Hanya saja ketika adanya pengalihan dari BUMN ke pihak swasta, itu menurut Zoelva, mesti melalui pengawasan DPR. Begitu juga ketika adanya pembentukan BUMN atau PT yang menggunakan APBN juga mesti mendapat persetujuan DPR.

"Sepanjang pengelolaan hanya di internal BUMN tidak ada masalah tapi kalau terjadi aset negara dalam BUMN diprivatisisi itu harus melalui APBN harus mendapat persetujuan DPR," ujar Hamdan Zoelva.

Lebih jauh dia mengungkapkan, meskipun nanti PT sepenuhnya tunduk pada undang-undang PT bukan berarti DPR kehilangan fungsi pengawasannya. DPR secara bisa meminta pertanggungjawaban kepada pihak Kementerian yang berkaitan dengan pengelolaan BUMN meskipun bukan kepada BUMN secara langsung.

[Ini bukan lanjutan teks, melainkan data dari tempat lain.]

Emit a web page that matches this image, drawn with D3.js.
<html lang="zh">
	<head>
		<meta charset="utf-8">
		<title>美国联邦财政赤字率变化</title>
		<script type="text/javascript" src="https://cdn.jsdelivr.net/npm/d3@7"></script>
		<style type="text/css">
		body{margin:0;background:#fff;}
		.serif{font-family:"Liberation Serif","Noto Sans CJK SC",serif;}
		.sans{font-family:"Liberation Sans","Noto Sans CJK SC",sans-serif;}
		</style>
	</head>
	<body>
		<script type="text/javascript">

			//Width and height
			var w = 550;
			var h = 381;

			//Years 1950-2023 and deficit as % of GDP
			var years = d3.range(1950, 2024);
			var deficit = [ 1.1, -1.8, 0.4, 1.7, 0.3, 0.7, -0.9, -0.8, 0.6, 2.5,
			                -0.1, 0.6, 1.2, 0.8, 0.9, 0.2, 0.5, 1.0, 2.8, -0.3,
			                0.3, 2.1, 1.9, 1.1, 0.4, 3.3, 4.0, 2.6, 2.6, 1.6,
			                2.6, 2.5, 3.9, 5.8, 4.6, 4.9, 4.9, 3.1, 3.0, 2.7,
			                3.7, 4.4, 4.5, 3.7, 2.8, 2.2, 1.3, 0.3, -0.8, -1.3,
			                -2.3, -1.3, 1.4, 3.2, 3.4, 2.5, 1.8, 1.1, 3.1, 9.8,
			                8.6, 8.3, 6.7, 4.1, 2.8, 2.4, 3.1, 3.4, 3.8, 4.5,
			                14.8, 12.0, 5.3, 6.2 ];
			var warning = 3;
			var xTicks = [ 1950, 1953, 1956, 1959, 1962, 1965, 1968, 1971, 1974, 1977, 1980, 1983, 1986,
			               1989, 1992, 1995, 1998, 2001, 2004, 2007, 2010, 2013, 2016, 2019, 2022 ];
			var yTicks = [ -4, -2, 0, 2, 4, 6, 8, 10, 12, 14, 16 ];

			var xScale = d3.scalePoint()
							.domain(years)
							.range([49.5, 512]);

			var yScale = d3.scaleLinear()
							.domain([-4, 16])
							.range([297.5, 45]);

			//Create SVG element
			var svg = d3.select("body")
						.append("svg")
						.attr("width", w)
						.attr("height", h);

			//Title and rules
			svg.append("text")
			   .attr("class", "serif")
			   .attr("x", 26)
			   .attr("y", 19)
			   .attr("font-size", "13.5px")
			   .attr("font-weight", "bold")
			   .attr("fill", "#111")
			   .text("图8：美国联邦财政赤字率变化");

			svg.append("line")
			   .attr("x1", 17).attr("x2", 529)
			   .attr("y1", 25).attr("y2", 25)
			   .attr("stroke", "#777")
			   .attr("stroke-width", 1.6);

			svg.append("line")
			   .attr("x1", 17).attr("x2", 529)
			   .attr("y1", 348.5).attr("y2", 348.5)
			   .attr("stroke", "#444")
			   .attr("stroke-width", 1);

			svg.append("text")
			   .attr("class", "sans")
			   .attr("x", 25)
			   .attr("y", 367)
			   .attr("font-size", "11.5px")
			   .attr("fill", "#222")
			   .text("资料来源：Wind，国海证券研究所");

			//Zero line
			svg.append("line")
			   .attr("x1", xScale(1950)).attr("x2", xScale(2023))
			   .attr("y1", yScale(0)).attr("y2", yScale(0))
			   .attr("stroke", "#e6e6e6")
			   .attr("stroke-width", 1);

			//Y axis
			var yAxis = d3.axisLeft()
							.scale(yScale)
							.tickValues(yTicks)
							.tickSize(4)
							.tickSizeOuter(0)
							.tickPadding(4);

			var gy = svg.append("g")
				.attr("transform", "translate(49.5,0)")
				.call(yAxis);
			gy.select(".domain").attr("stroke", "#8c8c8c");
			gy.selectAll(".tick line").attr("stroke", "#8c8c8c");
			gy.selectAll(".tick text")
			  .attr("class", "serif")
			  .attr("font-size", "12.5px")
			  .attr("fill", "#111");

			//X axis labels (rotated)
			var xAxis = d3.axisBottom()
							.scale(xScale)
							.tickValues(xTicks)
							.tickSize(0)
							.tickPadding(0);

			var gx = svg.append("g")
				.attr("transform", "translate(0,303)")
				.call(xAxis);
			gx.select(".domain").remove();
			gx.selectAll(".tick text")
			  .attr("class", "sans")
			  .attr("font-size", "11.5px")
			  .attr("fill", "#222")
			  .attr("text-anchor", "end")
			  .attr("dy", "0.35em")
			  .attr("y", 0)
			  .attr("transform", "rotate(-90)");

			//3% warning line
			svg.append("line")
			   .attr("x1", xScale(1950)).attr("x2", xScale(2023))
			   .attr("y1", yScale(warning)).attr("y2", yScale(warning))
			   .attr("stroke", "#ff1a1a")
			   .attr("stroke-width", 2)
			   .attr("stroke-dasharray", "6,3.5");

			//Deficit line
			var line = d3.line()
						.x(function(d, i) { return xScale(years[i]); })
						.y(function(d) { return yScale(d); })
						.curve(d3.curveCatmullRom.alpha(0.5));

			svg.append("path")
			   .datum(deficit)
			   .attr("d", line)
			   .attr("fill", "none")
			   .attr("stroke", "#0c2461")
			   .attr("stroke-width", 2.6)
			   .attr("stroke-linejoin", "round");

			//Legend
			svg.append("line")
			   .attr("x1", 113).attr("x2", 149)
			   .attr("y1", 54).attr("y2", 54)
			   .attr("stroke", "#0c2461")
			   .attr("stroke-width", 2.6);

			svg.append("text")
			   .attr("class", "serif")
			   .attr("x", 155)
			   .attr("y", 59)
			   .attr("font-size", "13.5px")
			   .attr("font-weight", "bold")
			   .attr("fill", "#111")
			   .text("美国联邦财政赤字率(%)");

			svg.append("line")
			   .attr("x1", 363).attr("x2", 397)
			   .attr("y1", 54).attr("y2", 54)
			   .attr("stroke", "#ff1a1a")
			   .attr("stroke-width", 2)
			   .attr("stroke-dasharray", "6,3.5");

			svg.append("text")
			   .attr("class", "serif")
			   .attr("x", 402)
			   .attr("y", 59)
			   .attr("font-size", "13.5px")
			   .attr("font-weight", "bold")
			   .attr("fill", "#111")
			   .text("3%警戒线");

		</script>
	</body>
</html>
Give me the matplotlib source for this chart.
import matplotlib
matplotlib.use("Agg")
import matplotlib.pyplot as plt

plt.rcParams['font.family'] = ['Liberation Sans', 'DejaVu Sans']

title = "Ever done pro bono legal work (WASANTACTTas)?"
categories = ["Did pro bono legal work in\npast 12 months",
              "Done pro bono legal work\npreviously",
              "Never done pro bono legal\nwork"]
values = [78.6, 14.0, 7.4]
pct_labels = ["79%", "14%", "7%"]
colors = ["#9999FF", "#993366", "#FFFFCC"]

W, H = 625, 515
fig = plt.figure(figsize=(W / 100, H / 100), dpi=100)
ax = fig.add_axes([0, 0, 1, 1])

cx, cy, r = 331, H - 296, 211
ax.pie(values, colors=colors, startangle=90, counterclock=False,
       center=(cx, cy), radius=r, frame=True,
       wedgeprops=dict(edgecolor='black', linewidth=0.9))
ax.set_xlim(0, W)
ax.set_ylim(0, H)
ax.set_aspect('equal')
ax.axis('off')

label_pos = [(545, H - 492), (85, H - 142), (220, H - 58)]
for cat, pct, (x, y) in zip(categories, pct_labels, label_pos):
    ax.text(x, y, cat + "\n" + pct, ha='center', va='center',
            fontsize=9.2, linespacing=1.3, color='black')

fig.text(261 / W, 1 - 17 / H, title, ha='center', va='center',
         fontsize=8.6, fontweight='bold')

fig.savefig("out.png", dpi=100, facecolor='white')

Sejumlah anggota legislatif memang mengkhawatirkan keberadaan PP 72 tahun 2016. Beleid tersebut dinilai memberi peluang hilangnya aset strategis yang terdapat di Badan Usaha Milik Negara (BUMN). DPR berpendapat Pasal 2 A angka 1 menghilangkan peran pengawasan BUMN oleh DPR karena membolehkan pengalihan dan pelepasan aset tanpa melalui siklus Anggaran Pendapatan Belanja Negara (APBN).

Ketua Komisi VI Teguh Juwarno mengungkapkan, PP 72 tahun 2016 bermasalah. Seluruh lintas fraksi di Komisi VI, imbuh Teguh menyatakan penolakan terhadap PP tersebut karena khawatir terjadinya pelanggaran yang akan berakibat pada kerugian negara.

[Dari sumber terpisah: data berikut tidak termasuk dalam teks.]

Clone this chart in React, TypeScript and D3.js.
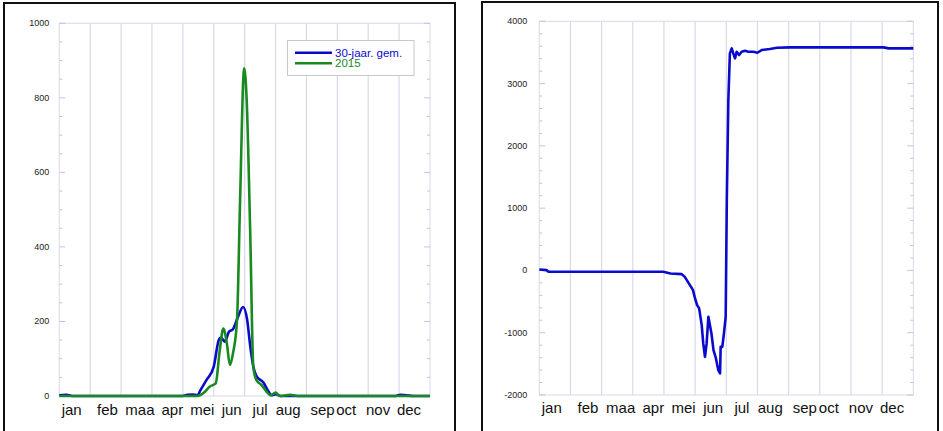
import React, { useRef, useEffect } from 'react';
import * as d3 from 'd3';

// month labels and where they sit (in month units from 1 jan)
const months = ['jan', 'feb', 'maa', 'apr', 'mei', 'jun', 'jul', 'aug', 'sep', 'oct', 'nov', 'dec'];
const monthLabelPos = [0.4, 1.56, 2.61, 3.66, 4.63, 5.58, 6.5, 7.41, 8.52, 9.29, 10.32, 11.32];

// [day of year, value]
const avg30: [number, number][] = [
  [0, 2], [7, 3], [14, 0], [120, 0], [126, 3], [131, 4], [136, 2], [139, 16], [145, 43],
  [152, 78], [157, 150], [159, 157], [163, 146], [167, 172], [171, 179], [176, 213],
  [181, 239], [185, 204], [188, 134], [191, 80], [194, 54], [201, 36], [206, 12], [209, 2],
  [213, 5], [218, 0], [330, 0], [336, 3], [342, 2], [348, 0], [365, 0],
];

const y2015: [number, number][] = [
  [0, 0], [136, 0], [142, 8], [148, 25], [154, 34], [158, 123], [161.5, 181], [165, 141],
  [168, 83], [171, 114], [175, 204], [178, 525], [182, 879], [184.5, 794], [188, 436],
  [191, 79], [194, 43], [199, 30], [204, 12], [208, 2], [213, 9], [217, 0], [227, 3],
  [237, 0], [365, 0],
];

const cumulative: [number, number][] = [
  [0, 16], [7, 5], [9, -22], [121, -22], [128, -48], [139, -59], [142, -103], [145, -183],
  [149, -289], [150, -316], [152, -450], [154, -557], [156, -610], [158.5, -878], [160, -1172],
  [161.7, -1387], [163.3, -1172], [165, -745], [168, -1012], [170, -1280], [172.4, -1413],
  [174.7, -1601], [176.4, -1654], [177, -1227], [178.6, -1227], [180.2, -1012], [181.9, -745],
  [183, 1129], [184.5, 2735], [186, 3485], [187.8, 3565], [189.3, 3485], [191, 3405],
  [192.6, 3511], [195, 3458], [197.5, 3511], [200.7, 3527], [204, 3511], [209, 3511],
  [212.8, 3495], [217, 3538], [225, 3554], [232, 3575], [245, 3581], [336, 3581], [341, 3565],
  [365, 3565],
];

const leftTicks = [0, 200, 400, 600, 800, 1000];
const rightTicks = [-2000, -1000, 0, 1000, 2000, 3000, 4000];

const legendItems = [
  { name: '30-jaar. gem.', color: '#0a0acc' },
  { name: '2015', color: '#198a1f' },
];

const gridColor = '#d9d9ec';
const tickColor = '#c4c4d8';

const App = () => {
  const svgRef = useRef(null);

  useEffect(() => {
    const svg = d3.select(svgRef.current);
    svg.selectAll('*').remove();

    const drawPanel = (opt) => {
      const g = svg.append('g');
      const { x0, x1, yTop, yBot, domain, ticks, minorStep, labelY } = opt;

      const xMonth = d3.scaleLinear().domain([0, 12]).range([x0, x1]);
      const xDay = d3.scaleLinear().domain([0, 365]).range([x0, x1]);
      const y = d3.scaleLinear().domain(domain).range([yBot, yTop]);

      // frame + month grid
      g.append('rect')
        .attr('x', x0).attr('y', yTop)
        .attr('width', x1 - x0).attr('height', yBot - yTop)
        .attr('fill', 'none').attr('stroke', gridColor);

      g.selectAll('line.grid')
        .data(d3.range(1, 12))
        .enter()
        .append('line')
        .attr('x1', (d) => xMonth(d)).attr('x2', (d) => xMonth(d))
        .attr('y1', yTop).attr('y2', yBot)
        .attr('stroke', gridColor).attr('stroke-width', 1.2);

      // y ticks, major and minor, both sides
      const minor = d3.range(domain[0], domain[1] + 0.001, minorStep);
      minor.forEach((v) => {
        const len = ticks.includes(v) ? 6 : 3;
        [[x0, x0 + len], [x1, x1 - len]].forEach(([a, b]) => {
          g.append('line')
            .attr('x1', a).attr('x2', b)
            .attr('y1', y(v)).attr('y2', y(v))
            .attr('stroke', tickColor);
        });
      });

      g.selectAll('text.ytick')
        .data(ticks)
        .enter()
        .append('text')
        .attr('x', x0 - opt.labelGap)
        .attr('y', (d) => y(d) + 3)
        .attr('text-anchor', 'end')
        .attr('font-family', 'Liberation Sans, Arial, sans-serif')
        .attr('font-size', 9)
        .attr('fill', '#222')
        .text((d) => d);

      g.selectAll('text.month')
        .data(months)
        .enter()
        .append('text')
        .attr('x', (d, i) => xMonth(monthLabelPos[i]))
        .attr('y', labelY)
        .attr('text-anchor', 'middle')
        .attr('font-family', 'Liberation Sans, Arial, sans-serif')
        .attr('font-size', 15)
        .attr('fill', '#111')
        .text((d) => d);

      return { g, xDay, y };
    };

    // panel borders
    svg.append('rect').attr('x', 4).attr('y', 3).attr('width', 451).attr('height', 460)
      .attr('fill', 'none').attr('stroke', '#111').attr('stroke-width', 2);
    svg.append('rect').attr('x', 482).attr('y', 2).attr('width', 456).attr('height', 460)
      .attr('fill', 'none').attr('stroke', '#111').attr('stroke-width', 2);

    const left = drawPanel({
      x0: 59.3, x1: 430, yTop: 23.3, yBot: 396, domain: [0, 1000],
      ticks: leftTicks, minorStep: 50, labelY: 415, labelGap: 10,
    });

    const lineL = d3.line()
      .x((d) => left.xDay(d[0]))
      .y((d) => left.y(d[1]))
      .curve(d3.curveMonotoneX);

    [avg30, y2015].forEach((series, i) => {
      left.g.append('path')
        .datum(series)
        .attr('fill', 'none')
        .attr('stroke', legendItems[i].color)
        .attr('stroke-width', 2.6)
        .attr('stroke-linejoin', 'round')
        .attr('d', lineL);
    });

    // legend
    const lg = left.g.append('g');
    lg.append('rect')
      .attr('x', 287.5).attr('y', 40.5).attr('width', 126.5).attr('height', 35)
      .attr('fill', '#fff').attr('stroke', '#c8c8c8');
    legendItems.forEach((it, i) => {
      const ly = 52.7 + i * 10.6;
      lg.append('line')
        .attr('x1', 295).attr('x2', 332).attr('y1', ly).attr('y2', ly)
        .attr('stroke', it.color).attr('stroke-width', 2.6);
      lg.append('text')
        .attr('x', 335).attr('y', ly + 4)
        .attr('font-family', 'Liberation Sans, Arial, sans-serif')
        .attr('font-size', 11.5)
        .attr('fill', it.color)
        .text(it.name);
    });

    const right = drawPanel({
      x0: 539.3, x1: 913.3, yTop: 21.3, yBot: 395, domain: [-2000, 4000],
      ticks: rightTicks, minorStep: 200, labelY: 413, labelGap: 12,
    });

    const lineR = d3.line()
      .x((d) => right.xDay(d[0]))
      .y((d) => right.y(d[1]));

    right.g.append('path')
      .datum(cumulative)
      .attr('fill', 'none')
      .attr('stroke', '#0a0acc')
      .attr('stroke-width', 2.6)
      .attr('stroke-linejoin', 'round')
      .attr('d', lineR);
  }, []);

  return (
    <div>
      <svg ref={svgRef} width={943} height={431}
        style={{ position: 'absolute', left: 0, top: 0, background: '#fff' }} />
    </div>
  );
};

export default App;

Karena itu, DPR sebagai pengontrol kebijakan pemerintah harus menjalankan fungsinya sebagai antisipasi terjadinya apa yang dikhawatirkan. Sebelum itu terjadi, maka DPR akan mengingatkan lembaga eksekutif sebelum itu terjadi. Apalagi, kata Teguh ada norma yang seharusnya tidak dimuat didalam PP tetapi dalam masuk ke dalam undang-undang karena PP hanya mengatur secara teknis.

"Kalau ini terjadi masalah kami punya tanggungjawab moral dan konstitusional. Lantas ngapain saja pada waktu itu tidak melakukan pengawasan, peran itu yang sedang kita lakukan," kata Teguh.